Alerting Thresholds (Prometheus/Alertmanager):

  • redis_pubsub_channels > 500 for >5m: Investigate channel namespace sprawl.
  • celery_task_queue_length > 1000 for >2m: Scale worker concurrency or increase UNLINK batch size.
  • redis_mem_fragmentation_ratio > 1.5 for >15m: Trigger background memory compaction (activedefrag yes) or evaluate node expansion.

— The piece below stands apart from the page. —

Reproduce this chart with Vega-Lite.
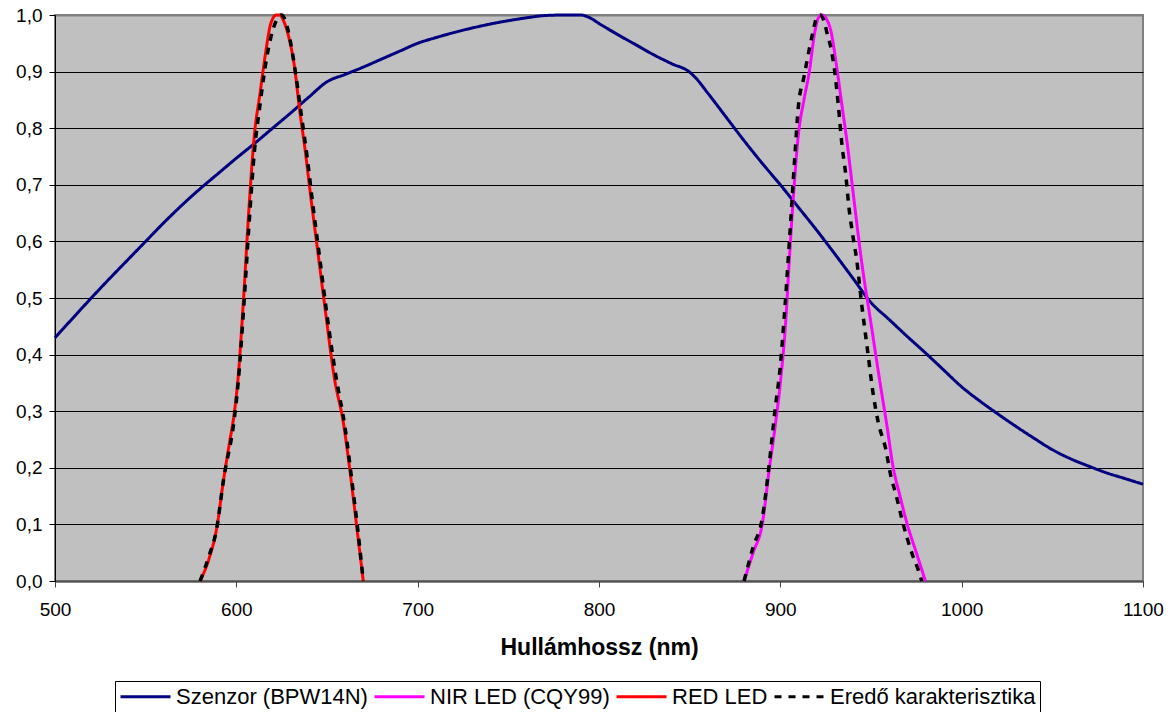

Operational Runbook for Invalidation Storms:

  1. Verify queue consumer lag via redis-cli XINFO GROUPS stream:invalidation.
  2. Temporarily increase worker concurrency (celery -A worker worker --concurrency=16) if CPU headroom exists.
  3. Enable activedefrag yes in redis.conf if fragmentation exceeds 1.5.
  4. If subscriber lag persists, throttle upstream publishers using token-bucket rate limiters.
  5. Post-incident: Audit tag cardinality, prune orphaned mapping sets, and adjust maxmemory-policy to volatile-ttl if applicable.

By enforcing strict schema validation, leveraging UNLINK for non-blocking deletion, and instrumenting end-to-end queue telemetry, infrastructure teams can scale Redis cache invalidation to millions of operations per minute without compromising transactional latency or data consistency guarantees.